While we learn little about Driver we learn everything there is to know about the people chasing him, except for why we should care about any of these pursuers at all. There’s Billy Bob Thornton as a junkie cop and, while his story seems like a waste of time, and while we definitely didn’t need to see him hanging out with his son, at least it eventually leads somewhere. I’m at a loss however to explain the presence of Oliver Jackson-Cohen as a character referred to only as “Killer”. He’s a hitman hired to hunt down Driver, and the movie wastes volumes of film on his personal life, developing a character who serves no purpose in the story.

So with a story that doesn’t work and a bunch of characters we either don’t get to know well or don’t really care about, all that’s left to carry Faster is gritty violence. It’s violent and graphic in places, with brains blasting out of heads and splattering on the walls. Yet while it seems to want to be gritty, this is a movie filled with graphic violence but contains a scene in a strip club where none of the strippers ever actually seem to be naked. It doesn’t really seem all that interested earning it’s R-rating.
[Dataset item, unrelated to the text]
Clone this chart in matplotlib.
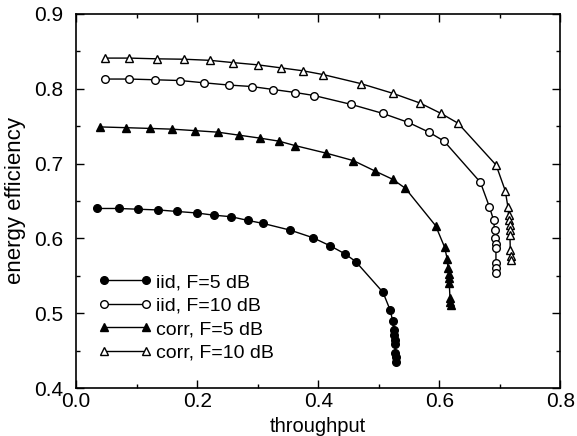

I guess we’re supposed to be ok with watching a bullet shoot through a man’s head, as long as nobody sees a nipple.

Faster tries hard, and at this point in his career I’m just thankful The Rock is in something that doesn’t require him to babysit someone’s kid, but there’s not much here for Johnson to work with. Though he’s proven an incredibly talented action star, the movie requires little from him in the way of action and doesn’t offer enough in the way of character to compensate for it. It’s not particularly good, but at least The Rock isn’t wearing a tutu.